## Directive
Repeat the material below exactly, with no pictures.

··········

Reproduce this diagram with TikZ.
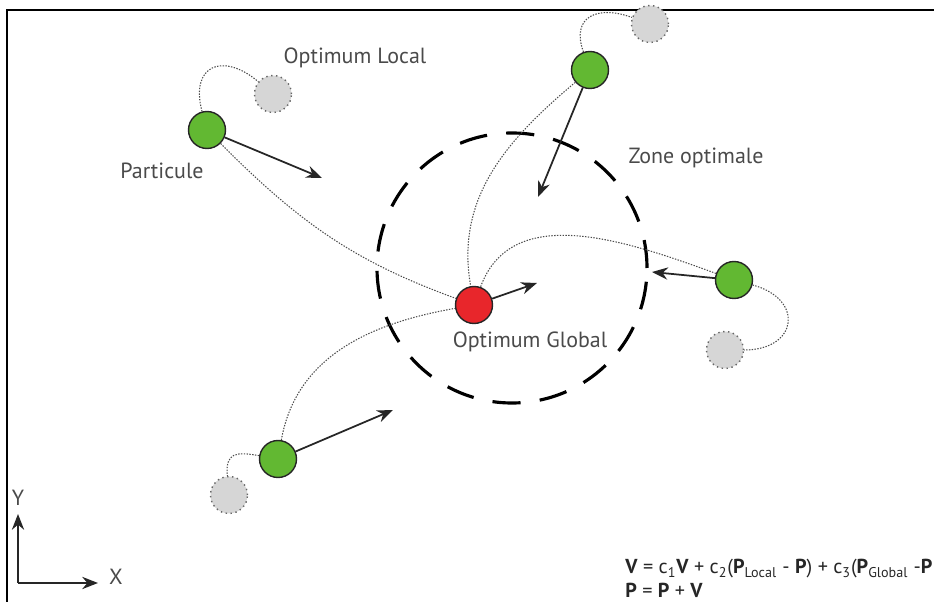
\documentclass[tikz,border=0pt]{standalone}
\usepackage{fontspec}
\setmainfont{PT Sans}
\usepackage{tikz}
\usetikzlibrary{arrows.meta}
\usepackage{tkz-euclide}

\definecolor{vert}{HTML}{62B832}
\definecolor{rouge}{HTML}{E8262B}
\definecolor{gris}{HTML}{D6D6D6}
\definecolor{texte}{HTML}{4A4A4A}

\begin{document}
\begin{tikzpicture}[x=0.02cm, y=0.02cm,
    particule/.style={circle, minimum size=0.74cm, inner sep=0pt, fill=vert, draw=black!85, line width=0.8pt},
    local/.style={circle, minimum size=0.74cm, inner sep=0pt, fill=gris, draw=black!60, dotted, line width=0.8pt},
    global/.style={particule, fill=rouge},
    chemin/.style={black!70, line width=0.6pt, dash pattern=on 0.8pt off 0.8pt},
    vitesse/.style={-{Stealth[length=9pt,width=7pt]}, line width=1pt, black!85},
    zone/.style={line width=1.8pt, dash pattern=on 16pt off 11pt},
    etiquette/.style={text=texte, font=\fontsize{12.5}{14}\selectfont},
    formule/.style={anchor=base west, inner sep=0pt, text=black!85, font=\fontsize{11.5}{12}\selectfont}]
            \useasboundingbox (0,0) rectangle (934,602);
            \clip (0,0) rectangle (934,602);
            \draw[line width=1.2pt] (7,0) |- (934,592);
            \tkzDefPoints{512/334/Z,322/424/a,538/405/b,652/330/c,393/192/d,537/319/o}
            \tkzDefPoints{18/19/R,18/88/Y,98/19/X}
            \draw[zone] (Z) circle (135);
            % particules et optima
            \node[local] (E) at (273,508) {};
            \node[local] (F) at (650,578) {};
            \node[local] (G) at (725,252) {};
            \node[local] (H) at (229,107) {};
            \node[particule] (A) at (207,472) {};
            \node[particule] (B) at (590,532) {};
            \node[particule] (C) at (734,322) {};
            \node[particule] (D) at (278,143) {};
            \node[global] (O) at (474,297) {};
            \draw[chemin] (A) to[out=105, in=140, looseness=1.9] (E);
            \draw[chemin] (B) to[out=110, in=160, looseness=1.6] (F);
            \draw[chemin] (C) to[out=-15, in=0, looseness=2.1] (G);
            \draw[chemin] (D) to[out=170, in=95, looseness=1.6] (H);
            \draw[chemin] (A) to[out=-45, in=160] (O);
            \draw[chemin] (B) to[out=-140, in=100] (O);
            \draw[chemin] (C) to[out=160, in=70] (O);
            \draw[chemin] (D) to[out=80, in=-170] (O);
            \draw[vitesse] (A) -- (a);
            \draw[vitesse] (B) -- (b);
            \draw[vitesse] (C) -- (c);
            \draw[vitesse] (D) -- (d);
            \draw[vitesse] (O) -- (o);
            \draw[vitesse] (R) -- (Y);
            \draw[vitesse] (R) -- (X);
            \node[etiquette] (lLocal) at (355,544) {Optimum Local};
            \node[etiquette] (lPart) at (162,431) {Particule};
            \node[etiquette] (lZone) at (696,444) {Zone optimale};
            \node[etiquette] (lGlobal) at (530,260) {Optimum Global};
            \node[etiquette] (lY) at (18,104) {Y};
            \node[etiquette] (lX) at (116,25) {X};
            \node[formule] (eqV) at (625,28)
              {\textbf{V} = c\textsubscript{1}\textbf{V} + c\textsubscript{2}(\textbf{P}\textsubscript{Local} - \textbf{P}) + c\textsubscript{3}(\textbf{P}\textsubscript{Global} -\textbf{P}};
            \node[formule] (eqP) at (625,4)
              {\textbf{P} = \textbf{P} + \textbf{V}};
        \end{tikzpicture}
\end{document}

··········

## Task response
Reproduce this diagram with TikZ.
\documentclass[tikz,border=0pt]{standalone}
\usepackage{fontspec}
\setmainfont{PT Sans}
\usepackage{tikz}
\usetikzlibrary{arrows.meta}
\usepackage{tkz-euclide}

\definecolor{vert}{HTML}{62B832}
\definecolor{rouge}{HTML}{E8262B}
\definecolor{gris}{HTML}{D6D6D6}
\definecolor{texte}{HTML}{4A4A4A}

\begin{document}
\begin{tikzpicture}[x=0.02cm, y=0.02cm,
    particule/.style={circle, minimum size=0.74cm, inner sep=0pt, fill=vert, draw=black!85, line width=0.8pt},
    local/.style={circle, minimum size=0.74cm, inner sep=0pt, fill=gris, draw=black!60, dotted, line width=0.8pt},
    global/.style={particule, fill=rouge},
    chemin/.style={black!70, line width=0.6pt, dash pattern=on 0.8pt off 0.8pt},
    vitesse/.style={-{Stealth[length=9pt,width=7pt]}, line width=1pt, black!85},
    zone/.style={line width=1.8pt, dash pattern=on 16pt off 11pt},
    etiquette/.style={text=texte, font=\fontsize{12.5}{14}\selectfont},
    formule/.style={anchor=base west, inner sep=0pt, text=black!85, font=\fontsize{11.5}{12}\selectfont}]
            \useasboundingbox (0,0) rectangle (934,602);
            \clip (0,0) rectangle (934,602);
            \draw[line width=1.2pt] (7,0) |- (934,592);
            \tkzDefPoints{512/334/Z,322/424/a,538/405/b,652/330/c,393/192/d,537/319/o}
            \tkzDefPoints{18/19/R,18/88/Y,98/19/X}
            \draw[zone] (Z) circle (135);
            % particules et optima
            \node[local] (E) at (273,508) {};
            \node[local] (F) at (650,578) {};
            \node[local] (G) at (725,252) {};
            \node[local] (H) at (229,107) {};
            \node[particule] (A) at (207,472) {};
            \node[particule] (B) at (590,532) {};
            \node[particule] (C) at (734,322) {};
            \node[particule] (D) at (278,143) {};
            \node[global] (O) at (474,297) {};
            \draw[chemin] (A) to[out=105, in=140, looseness=1.9] (E);
            \draw[chemin] (B) to[out=110, in=160, looseness=1.6] (F);
            \draw[chemin] (C) to[out=-15, in=0, looseness=2.1] (G);
            \draw[chemin] (D) to[out=170, in=95, looseness=1.6] (H);
            \draw[chemin] (A) to[out=-45, in=160] (O);
            \draw[chemin] (B) to[out=-140, in=100] (O);
            \draw[chemin] (C) to[out=160, in=70] (O);
            \draw[chemin] (D) to[out=80, in=-170] (O);
            \draw[vitesse] (A) -- (a);
            \draw[vitesse] (B) -- (b);
            \draw[vitesse] (C) -- (c);
            \draw[vitesse] (D) -- (d);
            \draw[vitesse] (O) -- (o);
            \draw[vitesse] (R) -- (Y);
            \draw[vitesse] (R) -- (X);
            \node[etiquette] (lLocal) at (355,544) {Optimum Local};
            \node[etiquette] (lPart) at (162,431) {Particule};
            \node[etiquette] (lZone) at (696,444) {Zone optimale};
            \node[etiquette] (lGlobal) at (530,260) {Optimum Global};
            \node[etiquette] (lY) at (18,104) {Y};
            \node[etiquette] (lX) at (116,25) {X};
            \node[formule] (eqV) at (625,28)
              {\textbf{V} = c\textsubscript{1}\textbf{V} + c\textsubscript{2}(\textbf{P}\textsubscript{Local} - \textbf{P}) + c\textsubscript{3}(\textbf{P}\textsubscript{Global} -\textbf{P}};
            \node[formule] (eqP) at (625,4)
              {\textbf{P} = \textbf{P} + \textbf{V}};
        \end{tikzpicture}
\end{document}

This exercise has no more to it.